Kasus Perceraian di Jatim Capai 79 Ribu, Kebanyakan Diajukan Perempuan Akibat Masalah Ekonomi

Jum'at, 01 Agustus 2025 | 07:00 WIB
Kasus Perceraian di Jatim Capai 79 Ribu, Kebanyakan Diajukan Perempuan Akibat Masalah Ekonomi
Ilustrasi perceraian. Kasus perceraian di Jawa Timur tercatat masih tinggi dalam tiga tahun terakhir.(Unsplash/Elnur)

Suara.com - Kasus perceraian di Jawa Timur tercatat masih tinggi dalam tiga tahun terakhir. Berdasarkan data Pengadilan Tinggi Agama Surabaya, terdapat 79.270 kasus perceraian pada 2023. Kemudian naik menjadi 79.309 kasus pada 2024, dan 38.087 kasus hanya dalam enam bulan pertama 2025.

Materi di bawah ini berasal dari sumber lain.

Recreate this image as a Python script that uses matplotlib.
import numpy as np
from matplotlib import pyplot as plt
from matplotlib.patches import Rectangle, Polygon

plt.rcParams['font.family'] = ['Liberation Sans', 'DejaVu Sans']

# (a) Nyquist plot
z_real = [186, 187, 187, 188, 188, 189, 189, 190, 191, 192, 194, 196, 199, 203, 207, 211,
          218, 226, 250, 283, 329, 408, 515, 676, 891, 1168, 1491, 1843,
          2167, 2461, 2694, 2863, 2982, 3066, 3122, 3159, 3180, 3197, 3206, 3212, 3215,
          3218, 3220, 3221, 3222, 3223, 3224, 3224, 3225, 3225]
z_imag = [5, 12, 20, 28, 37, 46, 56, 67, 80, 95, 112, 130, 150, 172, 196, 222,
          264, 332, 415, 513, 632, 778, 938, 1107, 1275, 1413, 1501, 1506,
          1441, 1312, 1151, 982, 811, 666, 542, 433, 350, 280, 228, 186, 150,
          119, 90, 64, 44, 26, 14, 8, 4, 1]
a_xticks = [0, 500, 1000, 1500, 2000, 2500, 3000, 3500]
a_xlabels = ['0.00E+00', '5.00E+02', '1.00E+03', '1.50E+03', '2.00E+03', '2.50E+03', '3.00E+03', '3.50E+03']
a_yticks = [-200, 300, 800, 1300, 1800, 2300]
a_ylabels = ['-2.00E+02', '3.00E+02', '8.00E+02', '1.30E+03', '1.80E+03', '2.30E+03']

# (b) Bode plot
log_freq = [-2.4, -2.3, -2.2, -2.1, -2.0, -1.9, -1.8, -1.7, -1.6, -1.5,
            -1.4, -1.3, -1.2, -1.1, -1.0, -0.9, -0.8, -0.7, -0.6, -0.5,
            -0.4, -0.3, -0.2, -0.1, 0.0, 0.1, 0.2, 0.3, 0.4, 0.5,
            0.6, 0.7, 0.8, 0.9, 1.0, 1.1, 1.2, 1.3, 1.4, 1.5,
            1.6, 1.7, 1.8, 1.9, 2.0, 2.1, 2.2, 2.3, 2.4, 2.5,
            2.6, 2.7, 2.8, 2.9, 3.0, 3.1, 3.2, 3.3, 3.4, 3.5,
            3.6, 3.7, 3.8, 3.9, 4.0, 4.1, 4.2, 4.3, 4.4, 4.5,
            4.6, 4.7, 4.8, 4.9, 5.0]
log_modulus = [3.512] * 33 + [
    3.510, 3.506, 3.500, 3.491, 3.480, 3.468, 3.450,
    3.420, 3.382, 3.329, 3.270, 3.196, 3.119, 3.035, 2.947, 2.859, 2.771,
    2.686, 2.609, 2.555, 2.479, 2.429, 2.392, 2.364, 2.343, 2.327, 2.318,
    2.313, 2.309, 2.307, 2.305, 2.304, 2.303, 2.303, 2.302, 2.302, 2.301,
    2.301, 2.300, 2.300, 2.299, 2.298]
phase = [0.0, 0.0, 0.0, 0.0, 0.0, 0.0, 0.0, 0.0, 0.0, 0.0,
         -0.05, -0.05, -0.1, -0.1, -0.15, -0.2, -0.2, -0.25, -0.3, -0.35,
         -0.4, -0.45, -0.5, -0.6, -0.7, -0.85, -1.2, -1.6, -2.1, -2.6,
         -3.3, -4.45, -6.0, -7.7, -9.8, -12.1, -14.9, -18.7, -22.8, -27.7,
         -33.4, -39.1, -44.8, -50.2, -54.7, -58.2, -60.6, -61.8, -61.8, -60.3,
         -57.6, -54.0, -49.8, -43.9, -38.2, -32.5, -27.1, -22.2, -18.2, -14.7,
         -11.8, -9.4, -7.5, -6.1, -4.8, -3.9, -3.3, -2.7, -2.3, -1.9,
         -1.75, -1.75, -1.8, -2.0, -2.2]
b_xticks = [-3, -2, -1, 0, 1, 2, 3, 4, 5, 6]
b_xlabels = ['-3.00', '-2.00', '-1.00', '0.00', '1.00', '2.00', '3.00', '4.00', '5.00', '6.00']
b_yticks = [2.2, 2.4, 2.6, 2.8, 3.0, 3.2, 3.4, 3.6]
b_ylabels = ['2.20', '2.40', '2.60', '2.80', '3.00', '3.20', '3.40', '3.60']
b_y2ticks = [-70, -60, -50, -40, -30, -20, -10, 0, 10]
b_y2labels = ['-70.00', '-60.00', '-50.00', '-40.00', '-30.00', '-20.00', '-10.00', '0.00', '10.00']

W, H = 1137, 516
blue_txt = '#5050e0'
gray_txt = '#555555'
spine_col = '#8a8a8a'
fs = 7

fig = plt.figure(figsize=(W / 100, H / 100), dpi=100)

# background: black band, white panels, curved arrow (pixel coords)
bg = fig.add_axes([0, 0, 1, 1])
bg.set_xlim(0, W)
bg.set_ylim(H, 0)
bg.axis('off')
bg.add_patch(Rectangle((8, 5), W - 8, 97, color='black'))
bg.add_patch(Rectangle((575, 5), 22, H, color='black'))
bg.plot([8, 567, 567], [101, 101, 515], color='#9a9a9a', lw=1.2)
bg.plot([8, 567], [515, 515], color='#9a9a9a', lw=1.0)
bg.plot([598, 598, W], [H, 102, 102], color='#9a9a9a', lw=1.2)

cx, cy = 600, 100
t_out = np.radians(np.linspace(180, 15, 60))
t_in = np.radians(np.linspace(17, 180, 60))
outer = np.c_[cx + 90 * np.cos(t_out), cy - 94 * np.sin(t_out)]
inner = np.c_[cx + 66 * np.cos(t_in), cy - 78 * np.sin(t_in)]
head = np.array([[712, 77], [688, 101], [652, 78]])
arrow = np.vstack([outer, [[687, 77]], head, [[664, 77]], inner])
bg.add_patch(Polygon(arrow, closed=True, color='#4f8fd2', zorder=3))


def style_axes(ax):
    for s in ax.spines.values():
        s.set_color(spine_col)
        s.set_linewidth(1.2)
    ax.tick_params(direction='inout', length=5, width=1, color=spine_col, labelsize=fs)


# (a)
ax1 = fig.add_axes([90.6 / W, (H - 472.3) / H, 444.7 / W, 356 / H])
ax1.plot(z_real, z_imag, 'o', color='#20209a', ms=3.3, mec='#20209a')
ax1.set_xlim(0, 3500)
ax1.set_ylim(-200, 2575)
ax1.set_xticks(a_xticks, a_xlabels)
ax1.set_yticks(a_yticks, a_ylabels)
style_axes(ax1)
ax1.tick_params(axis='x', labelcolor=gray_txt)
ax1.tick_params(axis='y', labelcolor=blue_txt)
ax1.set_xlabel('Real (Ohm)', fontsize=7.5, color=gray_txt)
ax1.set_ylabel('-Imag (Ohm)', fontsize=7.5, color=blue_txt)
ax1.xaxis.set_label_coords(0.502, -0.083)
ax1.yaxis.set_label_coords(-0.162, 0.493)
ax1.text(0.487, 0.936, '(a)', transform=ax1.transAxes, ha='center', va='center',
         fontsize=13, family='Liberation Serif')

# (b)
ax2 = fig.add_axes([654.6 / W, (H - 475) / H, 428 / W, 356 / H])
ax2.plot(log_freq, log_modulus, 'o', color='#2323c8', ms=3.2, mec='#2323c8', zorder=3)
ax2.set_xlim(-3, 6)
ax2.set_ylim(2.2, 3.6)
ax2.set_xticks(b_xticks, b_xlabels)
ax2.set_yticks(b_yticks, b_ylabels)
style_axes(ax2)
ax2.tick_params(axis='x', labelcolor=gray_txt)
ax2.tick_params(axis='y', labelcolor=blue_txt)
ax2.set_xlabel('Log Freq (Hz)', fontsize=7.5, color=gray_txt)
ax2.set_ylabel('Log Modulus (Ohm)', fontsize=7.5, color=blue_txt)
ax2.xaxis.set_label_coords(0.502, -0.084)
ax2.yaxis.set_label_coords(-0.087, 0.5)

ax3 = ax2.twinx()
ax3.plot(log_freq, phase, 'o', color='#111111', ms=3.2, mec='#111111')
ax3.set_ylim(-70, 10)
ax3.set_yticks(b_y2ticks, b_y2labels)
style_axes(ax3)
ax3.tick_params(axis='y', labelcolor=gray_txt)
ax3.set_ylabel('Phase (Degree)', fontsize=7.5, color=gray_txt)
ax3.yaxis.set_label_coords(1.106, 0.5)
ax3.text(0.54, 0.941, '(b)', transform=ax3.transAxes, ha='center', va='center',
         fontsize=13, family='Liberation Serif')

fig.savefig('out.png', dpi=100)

Mayoritas gugatan diajukan oleh pihak perempuan.

Tak hanya angka perceraian, kejadian dispensasi kawin di Jawa Timur juga makin tinggi.

Gubernur Jawa Timjr Khofifah Indar Parawansa menyebutka kalau kejadian itu menunjukkan urgensi penguatan ketahanan keluarga dan edukasi sejak dini.

“Masa depan Jawa Timur tidak hanya ditentukan oleh kekuatan ekonomi, tetapi juga oleh cara kita memperlakukan perempuan dan anak-anak hari ini," kata Khofifah dalam keterangannya saat menghadiri penandatanganan Nota Kesepahaman antara Pengadilan Tinggi Agama Surabaya dan pemerintah daerah di Jawa Timur, Rabu (31/7/2025).

Tingginya pengajuan cerai yang dilakukan oleh pihak perempuan itu menunjukkan kerentanan sosial dan ekonomi yang masih tinggi.

Sementara itu, angka dispensasi kawin tercatat masih signifikan meski menurun, yakni 8.753 kasus pada 2024, mayoritas melibatkan anak perempuan.

Pada kesempatan yang sama, Menteri Pemberdayaan Perempuan dan Perlindungan Anak (PPPA), Arifah Fauzi, menyoroti kerentanan bagi perempuan dan anak yang terlibat pada proses persidangan dalam kasus apa pun.

“Banyak perempuan dan anak korban kekerasan yang menghadapi tekanan psikologis berlapis saat memasuki proses peradilan. Oleh karena itu, kerja sama lintas lembaga ini menjadi langkah penting dalam menghadirkan keadilan yang berpihak pada korban,” ujarnya.

Baca Juga: Ketua KPK Ungkap Alasan Periksa Khofifah di Polda Jatim: Sekalian Kasus Lamongan

Momentum tersebut menjadi ajang bagi Menteri PPPA untuk menegaskan pentingnya kolaborasi lintas sektor, bertepatan dengan penandatanganan Nota Kesepahaman antara Pengadilan Tinggi Agama Surabaya dan jajaran pemerintah daerah di Jawa Timur.

“Salah satu fokus utama dari kerja sama ini adalah memastikan tersedianya tenaga paralegal yang profesional, terlatih, dan memiliki perspektif gender serta hak anak," katanya.

Menteri PPPA juga menekankan pentingnya menciptakan ekosistem perlindungan yang tidak hanya berbasis hukum, tetapi juga berbasis layanan yang inklusif, edukatif, dan berbasis komunitas.